Master the data
Companies are absolutely full of data. From demographic to employment information, the software or the social media you use… all that data is found in tens of hundreds of different sources.
The importance of unifying data sources
This way we will have a unique and homogeneous place to consult the information and we will be able to take business decisions in a more agile and accurate way thanks to the intermingling of data from different sources, and the simplicity in their representation.
If we want to take advantage of the power of data, it is essential that we unify them so they can be exploited in the right way.
The use of data is invaluable to improve the results of companies and achieve their objectives, but to do so, the first thing is to organise the chaos that is usually produced by the multiplicity and variety of information sources.
Turn the data into information, and from the information be able to extract valuable knowledge for decision making; all through the use of technologies and methodologies of Business Intelligence.
Datawarehouse: the importance of centralising data
Generally information in companies is found in work tools such as a CRM, ERP, accounting software, management software or even Excel, which are perfectly designed to insert data, but are not created to show information in real time, for example.
Their databasess are optimal for data insertion but not for data extraction.
This is why one of the first jobs to be done when a company decides to take the leap and exploit its data to the fullest is to locate all these sources of information and extract the data to be dumped into a suitable database for their transformation, extraction and visualisation.
This type of database is known as a Data Warehouse.
Diferences between Data Warehouse, Data Lake and Data Mart
The biggest challenge in all BI projects is the quality of the source data, its location, extraction and standardisation.
This is a simple process map of a typical BI project.
Traditionally, the procedure for exploitation involves inserting the raw data, “in raw form”, into a database, which is know as Data lake. Data lakes are not organised or structured, they are simply, as their name suggests, a data lake.
It is in this lake that information is “fished” to be processed and organised in a Data Warehouse. The data in the Data Warehouse have been previously worked on through programming processes known as ETL.
Once the data is transformed and organised it is loaded into another database, or several, smaller ones than the data warehouse, which are known as Data Mart(s). Each Data Mart usually contains the data of a specific area of the company: finance, sales, marketing…
It is necessary to have these three types of databases? No.
It will depend on the BI project that needs to be carried out, the point in which the company is located, the volume of data, the loading speed required, the immediacy of the data required…
Extract, Transform, Load. These are lines of programming code that allow the combination of the data we have extracted from different sources and that may have different formats, so they can work together. ETL porjects can be written in multiple programming languages, such as Java, Python, SQL…
Which technology shoud I use to process my company’s data?
To make this decision the most important thing is to have the help of a proffesional who knows all the possibilities. Today, Big Data techcnology is very extensive and it is essential to know which tools to use. In order to not to go into technical detail, we will summarise the main points in this section.
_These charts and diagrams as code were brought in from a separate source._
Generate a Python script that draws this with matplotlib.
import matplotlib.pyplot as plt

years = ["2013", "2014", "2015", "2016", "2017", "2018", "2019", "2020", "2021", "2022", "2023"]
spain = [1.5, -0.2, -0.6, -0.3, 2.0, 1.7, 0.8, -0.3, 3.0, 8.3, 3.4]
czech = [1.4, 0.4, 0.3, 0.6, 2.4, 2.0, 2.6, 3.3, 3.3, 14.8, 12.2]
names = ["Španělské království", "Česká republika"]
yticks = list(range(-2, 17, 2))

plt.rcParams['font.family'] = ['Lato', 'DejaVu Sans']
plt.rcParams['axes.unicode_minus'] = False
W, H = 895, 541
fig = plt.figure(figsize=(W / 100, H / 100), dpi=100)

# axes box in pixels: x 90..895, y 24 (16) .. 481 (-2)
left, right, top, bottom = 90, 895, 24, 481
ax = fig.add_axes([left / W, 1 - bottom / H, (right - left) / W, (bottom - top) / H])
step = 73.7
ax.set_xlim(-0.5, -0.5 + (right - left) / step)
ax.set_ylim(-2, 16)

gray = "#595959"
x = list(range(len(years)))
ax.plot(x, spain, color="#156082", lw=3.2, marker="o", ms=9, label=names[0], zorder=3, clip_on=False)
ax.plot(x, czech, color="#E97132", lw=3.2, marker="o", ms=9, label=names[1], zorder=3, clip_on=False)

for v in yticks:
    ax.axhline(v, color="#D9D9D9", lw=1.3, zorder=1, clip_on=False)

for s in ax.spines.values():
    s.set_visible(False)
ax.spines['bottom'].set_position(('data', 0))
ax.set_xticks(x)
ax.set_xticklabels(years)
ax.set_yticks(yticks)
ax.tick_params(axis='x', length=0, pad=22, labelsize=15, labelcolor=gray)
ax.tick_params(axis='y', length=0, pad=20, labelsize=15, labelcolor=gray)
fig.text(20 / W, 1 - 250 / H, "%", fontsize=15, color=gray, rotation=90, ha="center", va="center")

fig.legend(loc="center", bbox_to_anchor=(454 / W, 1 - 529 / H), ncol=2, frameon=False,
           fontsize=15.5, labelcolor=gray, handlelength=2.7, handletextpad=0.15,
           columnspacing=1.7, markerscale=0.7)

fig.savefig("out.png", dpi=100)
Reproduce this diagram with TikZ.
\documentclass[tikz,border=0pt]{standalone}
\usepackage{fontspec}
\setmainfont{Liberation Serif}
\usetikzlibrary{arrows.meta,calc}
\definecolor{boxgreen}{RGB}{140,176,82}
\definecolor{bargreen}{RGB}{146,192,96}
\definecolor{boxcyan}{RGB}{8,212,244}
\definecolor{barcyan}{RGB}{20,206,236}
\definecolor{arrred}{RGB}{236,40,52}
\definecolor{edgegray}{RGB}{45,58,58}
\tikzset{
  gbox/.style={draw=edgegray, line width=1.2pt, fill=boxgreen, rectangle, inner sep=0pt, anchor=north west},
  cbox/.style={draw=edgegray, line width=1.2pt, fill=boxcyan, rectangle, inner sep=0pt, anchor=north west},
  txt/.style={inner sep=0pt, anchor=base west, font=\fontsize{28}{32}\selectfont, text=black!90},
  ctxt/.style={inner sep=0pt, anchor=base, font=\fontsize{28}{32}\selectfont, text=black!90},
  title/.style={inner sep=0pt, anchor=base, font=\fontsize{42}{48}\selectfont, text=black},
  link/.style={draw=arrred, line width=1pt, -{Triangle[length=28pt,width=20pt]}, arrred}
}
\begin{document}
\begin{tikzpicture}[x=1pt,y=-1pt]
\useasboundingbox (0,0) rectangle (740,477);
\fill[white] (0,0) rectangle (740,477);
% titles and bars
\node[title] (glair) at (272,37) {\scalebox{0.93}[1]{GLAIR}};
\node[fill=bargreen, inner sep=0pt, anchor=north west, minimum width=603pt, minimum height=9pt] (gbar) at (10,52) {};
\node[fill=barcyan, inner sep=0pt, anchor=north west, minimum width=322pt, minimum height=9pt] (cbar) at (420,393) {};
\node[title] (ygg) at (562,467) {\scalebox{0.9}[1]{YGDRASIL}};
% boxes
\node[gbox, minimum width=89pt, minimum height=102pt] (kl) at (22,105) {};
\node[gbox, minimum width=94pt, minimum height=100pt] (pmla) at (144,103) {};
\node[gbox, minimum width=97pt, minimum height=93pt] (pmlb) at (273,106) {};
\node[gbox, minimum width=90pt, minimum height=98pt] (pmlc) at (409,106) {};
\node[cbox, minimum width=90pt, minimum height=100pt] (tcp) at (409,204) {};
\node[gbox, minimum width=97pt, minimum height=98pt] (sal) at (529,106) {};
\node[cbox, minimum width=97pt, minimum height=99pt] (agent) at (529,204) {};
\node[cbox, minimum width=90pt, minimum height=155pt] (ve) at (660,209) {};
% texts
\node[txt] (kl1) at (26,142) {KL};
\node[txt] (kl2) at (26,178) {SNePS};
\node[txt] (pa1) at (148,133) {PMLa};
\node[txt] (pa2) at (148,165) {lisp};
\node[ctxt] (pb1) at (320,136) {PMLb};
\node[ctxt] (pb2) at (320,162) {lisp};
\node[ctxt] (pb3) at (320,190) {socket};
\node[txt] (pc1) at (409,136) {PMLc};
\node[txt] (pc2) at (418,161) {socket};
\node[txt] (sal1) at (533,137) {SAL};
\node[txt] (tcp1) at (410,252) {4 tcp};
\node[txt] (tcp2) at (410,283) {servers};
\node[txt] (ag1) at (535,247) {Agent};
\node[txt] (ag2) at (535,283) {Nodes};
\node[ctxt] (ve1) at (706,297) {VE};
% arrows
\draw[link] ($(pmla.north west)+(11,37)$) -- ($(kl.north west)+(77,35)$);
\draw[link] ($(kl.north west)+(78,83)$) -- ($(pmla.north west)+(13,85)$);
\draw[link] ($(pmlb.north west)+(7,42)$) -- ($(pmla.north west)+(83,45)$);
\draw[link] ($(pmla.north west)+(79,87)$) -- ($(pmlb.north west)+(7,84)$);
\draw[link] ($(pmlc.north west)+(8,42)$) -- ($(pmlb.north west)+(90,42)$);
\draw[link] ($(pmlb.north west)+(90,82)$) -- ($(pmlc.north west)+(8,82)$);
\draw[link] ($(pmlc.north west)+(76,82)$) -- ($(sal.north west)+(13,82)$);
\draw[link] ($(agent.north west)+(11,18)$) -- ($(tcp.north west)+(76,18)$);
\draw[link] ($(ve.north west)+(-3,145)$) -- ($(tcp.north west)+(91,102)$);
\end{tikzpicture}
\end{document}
The first thing you shoud know is that the BI project you carry out can work in traditional hosting platform (contracting physical servers to host the project) or in the Cloud, whose main characteristic is that the information is replicated between different network nodes and not in a single physical server.
The advantages of using cloud
For a Big Data project that, by its very nature, will tend to grow steadily, Cloud services are usually the most appropriate as they are flexible and increase according to the project needs. To make it simple, they work like electricity at home: you hire the Cloud service and you pay depending on the consumption (storage, consultation, speed…).
this feature is one of the reasons why it is essential to have experts when using cloud services such as Amazon, Azure (Microsoft) or Google Cloud, as costs can shoot up if resources are not correctly optimised.
If well used, the advantages of the Cloud are obvious. Lower cost and greater profitability, greater consistency (if one node fails, the information is automatically replicated to another), greater security or availability of multiple features on each of the available platforms.
How do I choose the database I need?
Another important point about technology in BI projects is the type of database to be used, or the tools used to carry out the ETLs.
With respect to databases, the most obvious difference is the amount of data to be processed and the speed required for its representation. Here again, having professionals who know and control all the option is the key.
Relational databases are those that have been used in software and business applications over the last 40 years. They can be used to process Big Data, but they may well fall showt of what is requiered. Precisely because of the need to easily handle huge amounts of data, other types of databases have emerged that do not use tables, fields and rows like relational ones and that are know as NoSQL.
Just to name a few, the most commonly used databases for BI projects are Orable, MongoDB, Amazon’s Redfshit or Kassandra, among others.